Air expands when heat is applied. By how much will the volume of air expand if the temperature is raise from 0 degrees F to 100 degrees F? Want to use this to instruct truck drivers on several issues:

1) How expanding air is used in a turbo/air blower in a diesel engine.

2) Why fuel mileage drops in winter due to the density of air. (3) Why tires can become over inflated when run on hot desert surfaces.


Other factors equal, the volume of the air in the tire will change by 1/273 for each degree (Celsius or Kelvin) change in temperature. A span of 0 degrees F (-17.8 C or 255 K) to 100 F (37.8 C or 311 K) represents an approximately 55 degree C or K difference. Thus, the volume of a tire (considered 1 unit) would expand to about 1.2 units. Likewise, the pressure inside would rise by a factor of about 1.2 as well.

For example: The pressure inside a tire containing air at 80 lb/in^2 (5.44 atm) at 0 F would rise to about 96 lb/in^2 (6.5 atm) at 100 F.

ProfHoff 844

Fine idea, Walt. Sounds simple enough and useful. To make this handy, one needs to memorize the value of Absolute Zero. For me, it is -273 degrees C. For your classes, it will be -459 dgrees F.

A trapped quantity of gas at constant pressure has Volume proportional to its Temperature-above-Absolute Zero. O degrees F + 459 F = 459 Absolute F (also called degrees R, for Rankine, if you want to teach that). 100 degrees F + 459 F = 559 Absolute F (absF?).

V2/V1 = T2/T1 = 559/459 = 1.22, or 22% expansion.

If the volume is constant, then the pressure is proportional instead. That would be 22% higher PSI Absolute.

Say a flacid but filled tire has 1psig at 0degF.

1 psig +15 psi = 16 psiA.

If that warms from 0F to 100F, and tries to expand 22%, the pressure inside will be

16 psiA x 1.22 = 19.5 psiA.

19.5 psiA -15 psi = 4.5 psig at 100 degF

I guess you cannot quite fill up a flat tire that way.

In scuba class they teach us "PV=NRT":

Pressure x Volume = Number_of_molecules x magic_number_R x Temperature.

Very general, always works. Maybe it would be helpful to buy a paperback scuba lesson text.

Magic_number_R depends on what units you will always remember to use:

Pressure: PSIA / Atmospheres / Torr / Pascals

Volume: Cubic Meters / Liters / cm3 / cuft / cubic inch

Temperature: degrees K (abs C) / degrees R (abs F)
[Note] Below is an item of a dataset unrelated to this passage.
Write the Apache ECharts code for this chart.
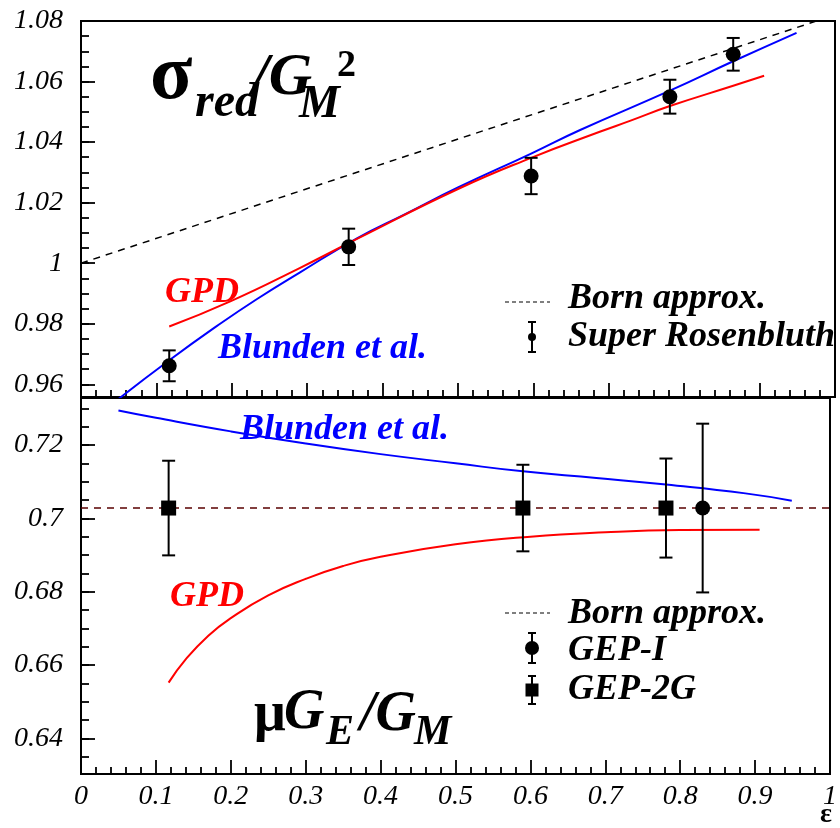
<!DOCTYPE html>
<html>
<head>
<meta charset="utf-8">
<script src="https://cdn.jsdelivr.net/npm/echarts@6/dist/echarts.min.js"></script>
<style>html,body{margin:0;padding:0;background:#fff}#c{width:840px;height:828px}</style>
</head>
<body>
<div id="c"></div>
<script>
// ---------- data ----------
// Top panel: sigma_red / G_M^2 vs epsilon
var bornTop = [[0, 1.0], [1, 1.082]];
var blundenTop = [[0.05, 0.9552], [0.118, 0.9681], [0.18, 0.9792], [0.233, 0.9881], [0.29, 0.9969], [0.366, 1.0082], [0.43, 1.0162], [0.5, 1.025], [0.597, 1.0362], [0.662, 1.044], [0.781, 1.057], [0.865, 1.0667], [0.949, 1.0761]];
var gpdTop = [[0.117, 0.9791], [0.198, 0.9874], [0.29, 0.9984], [0.366, 1.008], [0.5, 1.0245], [0.597, 1.0348], [0.688, 1.0434], [0.728, 1.047], [0.781, 1.0519], [0.865, 1.0586], [0.906, 1.0619]];
var superRosenbluth = [[0.117, 0.9661, 0.0051], [0.355, 1.0054, 0.006], [0.597, 1.0288, 0.006], [0.781, 1.055, 0.0056], [0.865, 1.069, 0.0054]];

// Bottom panel: mu G_E / G_M vs epsilon
var bornBottom = [[0, 0.7028], [1, 0.7028]];
var blundenBottom = [[0.05, 0.7294], [0.1, 0.7274], [0.2, 0.7237], [0.3, 0.7204], [0.4, 0.7175], [0.5, 0.715], [0.59, 0.7128], [0.688, 0.711], [0.781, 0.7092], [0.887, 0.7068], [0.949, 0.7048]];
var gpdBottom = [[0.117, 0.6552], [0.14, 0.6616], [0.17, 0.668], [0.2, 0.6728], [0.25, 0.679], [0.3, 0.6835], [0.35, 0.687], [0.4, 0.6895], [0.5, 0.6929], [0.6, 0.695], [0.7, 0.6962], [0.8, 0.6968], [0.906, 0.6969]];
var gep2G = [[0.117, 0.7028, 0.0129], [0.59, 0.7028, 0.0118], [0.781, 0.7028, 0.0135]];
var gepI = [[0.83, 0.7028, 0.023]];

// axis ticks
var xRange = [0, 1];
var topYRange = [0.9558, 1.08];
var bottomYRange = [0.6303, 0.7328];
var topYMajor = [0.96, 0.98, 1.0, 1.02, 1.04, 1.06, 1.08];
var topYMinor = [0.96, 0.965, 0.97, 0.975, 0.98, 0.985, 0.99, 0.995, 1.0, 1.005, 1.01, 1.015, 1.02, 1.025, 1.03, 1.035, 1.04, 1.045, 1.05, 1.055, 1.06, 1.065, 1.07, 1.075, 1.08];
var bottomYMajor = [0.64, 0.66, 0.68, 0.7, 0.72];
var bottomYMinor = [0.635, 0.64, 0.645, 0.65, 0.655, 0.66, 0.665, 0.67, 0.675, 0.68, 0.685, 0.69, 0.695, 0.7, 0.705, 0.71, 0.715, 0.72, 0.725, 0.73];

// ---------- chart ----------
var chart = echarts.init(document.getElementById('c'), null, {renderer: 'canvas'});
var SERIF = '"Liberation Serif", "Times New Roman", serif';
function labelStyle() { return {fontFamily: SERIF, fontStyle: 'italic', fontWeight: 'normal', fontSize: 28, color: '#000'}; }

function xAxisDef(gi, showLabel) {
  return {
    type: 'value', gridIndex: gi, position: 'bottom', min: xRange[0], max: xRange[1], interval: 0.1,
    axisLine: {show: true, onZero: false, lineStyle: {color: '#000', width: 2}},
    axisTick: {show: true, inside: true, length: 14, lineStyle: {color: '#000', width: 1.8}},
    minorTick: {show: true, splitNumber: 5, length: 7, lineStyle: {color: '#000', width: 1.8}},
    splitLine: {show: false},
    axisLabel: Object.assign({show: showLabel, margin: 9, formatter: function (v) { return String(+v.toFixed(1)); }}, labelStyle())
  };
}
function yAxisMajor(gi, range, major) {
  return {
    type: 'value', gridIndex: gi, position: 'left', min: range[0], max: range[1],
    axisLine: {show: true, onZero: false, lineStyle: {color: '#000', width: 2}},
    axisTick: {show: true, inside: true, length: 14, customValues: major, lineStyle: {color: '#000', width: 1.8}},
    splitLine: {show: false},
    axisLabel: Object.assign({show: true, margin: 18, customValues: major, formatter: function (v) { return String(+v.toFixed(2)); }}, labelStyle())
  };
}
function yAxisMinor(gi, range, minor) {
  return {
    type: 'value', gridIndex: gi, position: 'left', min: range[0], max: range[1],
    axisLine: {show: false, onZero: false},
    axisTick: {show: true, inside: true, length: 8, customValues: minor, lineStyle: {color: '#000', width: 1.8}},
    splitLine: {show: false},
    axisLabel: {show: false}
  };
}

function errorBarSeries(name, data, xi, yi) {
  return {
    name: name, type: 'custom', xAxisIndex: xi, yAxisIndex: yi, data: data, z: 5,
    renderItem: function (params, api) {
      var x = api.value(0), y = api.value(1), e = api.value(2);
      var p1 = api.coord([x, y + e]);
      var p2 = api.coord([x, y - e]);
      var cw = 6.5;
      var st = {stroke: '#000', lineWidth: 2};
      return {type: 'group', children: [
        {type: 'line', shape: {x1: p1[0], y1: p1[1], x2: p2[0], y2: p2[1]}, style: st},
        {type: 'line', shape: {x1: p1[0] - cw, y1: p1[1], x2: p1[0] + cw, y2: p1[1]}, style: st},
        {type: 'line', shape: {x1: p2[0] - cw, y1: p2[1], x2: p2[0] + cw, y2: p2[1]}, style: st}
      ]};
    }
  };
}

var annotFont = 'italic bold 36px ' + SERIF;
function txt(x, y, s, font, color) {
  return {type: 'text', x: x, y: y, z: 100, style: {text: s, font: font, fill: color || '#000', textVerticalAlign: 'middle'}};
}
function hline(x1, x2, y, dash, color) {
  return {type: 'line', z: 100, shape: {x1: x1, y1: y, x2: x2, y2: y}, style: {stroke: color || '#000', lineWidth: 1.2, lineDash: dash}};
}
function vbar(x, y1, y2, cw) {
  return [
    {type: 'line', z: 100, shape: {x1: x, y1: y1, x2: x, y2: y2}, style: {stroke: '#000', lineWidth: 2}},
    {type: 'line', z: 100, shape: {x1: x - cw, y1: y1, x2: x + cw, y2: y1}, style: {stroke: '#000', lineWidth: 2}},
    {type: 'line', z: 100, shape: {x1: x - cw, y1: y2, x2: x + cw, y2: y2}, style: {stroke: '#000', lineWidth: 2}}
  ];
}

var graphics = [
  // top title sigma_red / G_M^2
  txt(150, 78, 'σ', 'bold 78px ' + SERIF),
  txt(195, 104, 'red', 'italic bold 48px ' + SERIF),
  txt(252, 78, '/G', 'italic bold 60px ' + SERIF),
  txt(299, 105, 'M', 'italic bold 46px ' + SERIF),
  txt(337, 66, '2', 'bold 38px ' + SERIF),
  // top annotations
  txt(165, 293, 'GPD', annotFont, '#ff0000'),
  txt(218, 349, 'Blunden et al.', annotFont, '#0000ff'),
  hline(505, 550, 302, [4, 3]),
  txt(568, 299, 'Born approx.', annotFont),
  txt(568, 337, 'Super Rosenbluth', annotFont),
  {type: 'circle', z: 100, shape: {cx: 532, cy: 337, r: 4}, style: {fill: '#000'}},
  // bottom annotations
  txt(240, 430, 'Blunden et al.', annotFont, '#0000ff'),
  txt(170, 597, 'GPD', annotFont, '#ff0000'),
  hline(505, 550, 613, [4, 3]),
  txt(568, 614, 'Born approx.', annotFont),
  {type: 'circle', z: 100, shape: {cx: 532, cy: 648, r: 7}, style: {fill: '#000'}},
  txt(568, 651, 'GEP-I', annotFont),
  {type: 'rect', z: 100, shape: {x: 525.5, y: 683.5, width: 13, height: 13}, style: {fill: '#000'}},
  txt(568, 690, 'GEP-2G', annotFont),
  // bottom title mu G_E / G_M
  txt(254, 716, 'μ', 'bold 56px ' + SERIF),
  txt(284, 714, 'G', 'italic bold 56px ' + SERIF),
  txt(326, 733, 'E', 'italic bold 42px ' + SERIF),
  txt(360, 716, '/G', 'italic bold 56px ' + SERIF),
  txt(414, 733, 'M', 'italic bold 42px ' + SERIF),
  // x axis title
  txt(820, 815, 'ε', 'bold 28px ' + SERIF)
].concat(vbar(532, 322, 352, 4), vbar(532, 633, 663, 4), vbar(532, 676, 704, 4));

var option = {
  animation: false,
  backgroundColor: '#fff',
  grid: [
    {left: 81, top: 21, width: 754, height: 376, show: true, borderColor: '#000', borderWidth: 2, backgroundColor: 'transparent'},
    {left: 81, top: 398, width: 754, height: 376, show: true, borderColor: '#000', borderWidth: 2, backgroundColor: 'transparent'}
  ],
  xAxis: [xAxisDef(0, false), xAxisDef(1, true)],
  yAxis: [
    yAxisMajor(0, topYRange, topYMajor), yAxisMinor(0, topYRange, topYMinor),
    yAxisMajor(1, bottomYRange, bottomYMajor), yAxisMinor(1, bottomYRange, bottomYMinor)
  ],
  series: [
    {name: 'Born approx.', type: 'line', xAxisIndex: 0, yAxisIndex: 0, data: bornTop, symbol: 'none', clip: true,
      lineStyle: {color: '#000', width: 1.5, type: [7, 6]}},
    {name: 'Blunden et al.', type: 'line', xAxisIndex: 0, yAxisIndex: 0, data: blundenTop, symbol: 'none', smooth: 0.5, clip: true,
      lineStyle: {color: '#0000ff', width: 2}},
    {name: 'GPD', type: 'line', xAxisIndex: 0, yAxisIndex: 0, data: gpdTop, symbol: 'none', smooth: 0.5, clip: true,
      lineStyle: {color: '#ff0000', width: 2}},
    errorBarSeries('Super Rosenbluth err', superRosenbluth, 0, 0),
    {name: 'Super Rosenbluth', type: 'scatter', xAxisIndex: 0, yAxisIndex: 0, data: superRosenbluth, symbol: 'circle', symbolSize: 15, z: 6,
      itemStyle: {color: '#000', opacity: 1}},

    {name: 'Born approx. 2', type: 'line', xAxisIndex: 1, yAxisIndex: 2, data: bornBottom, symbol: 'none',
      lineStyle: {color: '#5a0000', width: 1.5, type: [7, 6]}},
    {name: 'Blunden et al. 2', type: 'line', xAxisIndex: 1, yAxisIndex: 2, data: blundenBottom, symbol: 'none', smooth: 0.5,
      lineStyle: {color: '#0000ff', width: 2}},
    {name: 'GPD 2', type: 'line', xAxisIndex: 1, yAxisIndex: 2, data: gpdBottom, symbol: 'none', smooth: 0.5,
      lineStyle: {color: '#ff0000', width: 2}},
    errorBarSeries('GEP-2G err', gep2G, 1, 2),
    errorBarSeries('GEP-I err', gepI, 1, 2),
    {name: 'GEP-2G', type: 'scatter', xAxisIndex: 1, yAxisIndex: 2, data: gep2G, symbol: 'rect', symbolSize: 15, z: 6,
      itemStyle: {color: '#000', opacity: 1}},
    {name: 'GEP-I', type: 'scatter', xAxisIndex: 1, yAxisIndex: 2, data: gepI, symbol: 'circle', symbolSize: 15, z: 6,
      itemStyle: {color: '#000', opacity: 1}}
  ],
  graphic: graphics
};
chart.setOption(option);
</script>
</body>
</html>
Number: raw number / Moles (1 Mole = 6x10^23 each) / Liters @ STP / cuFt @ STP /

Pounds of Air ("STP" is Standard Temperature and Presssure, 25degC and 1 atmosphere absolute)

My memorized form of magic_number_R is "22.4 Liter-Atmospheres per Mole" at standard t emperature. Truck drivers would probably prefer units: { PSIA, cubic feet, abs_F, and StandardCuFt "scf" }, Then your magic number would be 14.7 psia-cuft per scf. If it helps you could rename the letters in the formula, N and R in particular. Like PV=aQT. "a" for atmosphere=14.7psi and "Q" for quantity of gas in scf. The "a" never changes. The four capitals are all up to you, fixed or variable, as needed in whatever problem you are solving.

Do your guys learn the number of pounds of air mass in a standard cubic foot?

Jim Swenson

Dear Walt,

I solved this problem by using Charles' Law, which says that if the pressure is constant and the number of grams of air does not change,

(V2/V1) = (T2/T1)

where V2 is the final volume, V1 is the initial volume, T2 is the final temperature (in degrees Kelvin) and T1 is the initial temperature (in degrees Kelvin). The relationship between degrees F and degrees K is

(deg. K) = (5/9)*(deg. F - 32) + 273.15

Since 0 deg. F = 255.4 deg. K and 100 deg. F = 310.9 K,

I get V2 / V1 = 310.9 / 255.4 = 1.22, or V2 = 1.22 V1.

This says that the final volume will be 1.22 times the initial volume. So, if you start off with a cylinder that is 100 cc's, the final volume would be 122 cc's. On a percentage basis, that's a 22% increase in the volume.

I hope this helps. I do not think I have made any errors but do not hate me if I slipped a digit somewhere!